Quantitative analysis—the topic of this presentation—can often be paired well with qualitative analysis to achieve your goal. Example: In this case, our goal is to minimize the number of students who fail the final exam. In addition to doing our predictive analysis, we could also supplement this by doing qualitative interviewing of a subset of students who passed and failed the class last year. We can ask them which study techniques they used. We can then compare the study techniques used by the students who passed with those of the students who failed. We can then recommend the successful study techniques—or even build them into our teaching—for this year’s students.
Analytics should be used only when they are useful to your work. This may not always be the case. Example: I never use a colander to filter my spaghetti out of the water, because I find it difficult to clean the colander. For me, the benefits of the colander’s ability to filter well are outweighed by the extra cost of extra cleaning work. Don’t assume that the additional tool will always be helpful.
Similar predictive methods can also be applied to a broad range of questions with different forms and goals. It’s not only used for predicting student outcomes, as in this presentation. If you have systematically collected and structured data (related to any subject matter), there’s a chance that you can use this data to make a useful prediction, even if it’s completely different from this presentation’s example.
Here are some questions to consider:
How can predictive/learning analytics help you in your own work as an educator or at your organization/institution? What predictions would be useful for you to make?
How can you leverage data that your institution already collects (or that it is well-positioned to collect) using predictive analytic methods?
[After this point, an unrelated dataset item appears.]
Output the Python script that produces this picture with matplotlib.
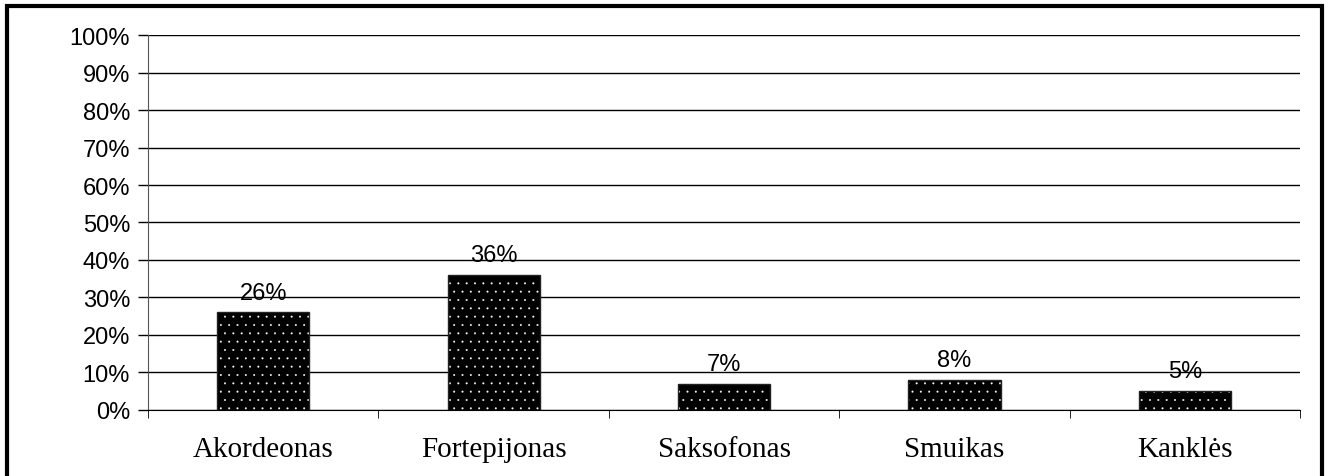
import matplotlib.pyplot as plt
from matplotlib.patches import Rectangle
from matplotlib.ticker import PercentFormatter, MultipleLocator, FixedLocator
import numpy as np

INSTRUMENTS = ['Akordeonas', 'Fortepijonas', 'Saksofonas', 'Smuikas', 'Kanklės']
SHARES = [26, 36, 7, 8, 5]

plt.rcParams['hatch.linewidth'] = 0.2

fig = plt.figure(figsize=(13.29, 4.77), dpi=100)
ax = fig.add_axes([0.1114, 0.1384, 0.8668, 0.7861])

x = np.arange(len(INSTRUMENTS))
# black bars with a fine white dot pattern
ax.bar(x, SHARES, width=0.4, color='black', edgecolor='white', hatch='..', linewidth=0, zorder=3)
ax.bar(x, SHARES, width=0.4, fill=False, edgecolor='#222222', linewidth=1, zorder=4)

for xi, v in zip(x, SHARES):
    ax.text(xi, v + 5.3, '{}%'.format(v), ha='center', va='center',
            fontsize=17, family='Liberation Sans', zorder=5)

ax.set_xlim(-0.5, len(INSTRUMENTS) - 0.5)
ax.set_ylim(0, 100)
ax.yaxis.set_major_locator(MultipleLocator(10))
ax.yaxis.set_major_formatter(PercentFormatter(decimals=0))
ax.grid(axis='y', color='black', linewidth=1, zorder=0)

ax.set_xticks(x)
ax.set_xticklabels(INSTRUMENTS, family='Liberation Serif', fontsize=21)
ax.tick_params(axis='x', length=0, pad=19)
ax.xaxis.set_minor_locator(FixedLocator(np.arange(len(INSTRUMENTS) + 1) - 0.5))
ax.tick_params(axis='x', which='minor', length=6, direction='out', color='black')
ax.tick_params(axis='y', length=7, width=1, pad=6, labelsize=17)
for lbl in ax.get_yticklabels():
    lbl.set_family('Liberation Sans')

for s in ['top', 'right']:
    ax.spines[s].set_visible(False)
ax.spines['left'].set_color('#555555')

# outer frame around the chart
fig.patches.append(Rectangle((0.0055, -0.1), 0.9895, 1.085, transform=fig.transFigure,
                             fill=False, edgecolor='black', linewidth=3))

fig.savefig('out.png', dpi=100)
What would be the benefits and detriments of incorporating predictive analytics into your institution’s practices and processes?
Could predictive analysis complement any already-ongoing initiatives at your institution?
What would the ethical implications be of using predictive analytics at your institution? Would it cause unfair discrimination against particular learners? Would it help level the playing field for all learners?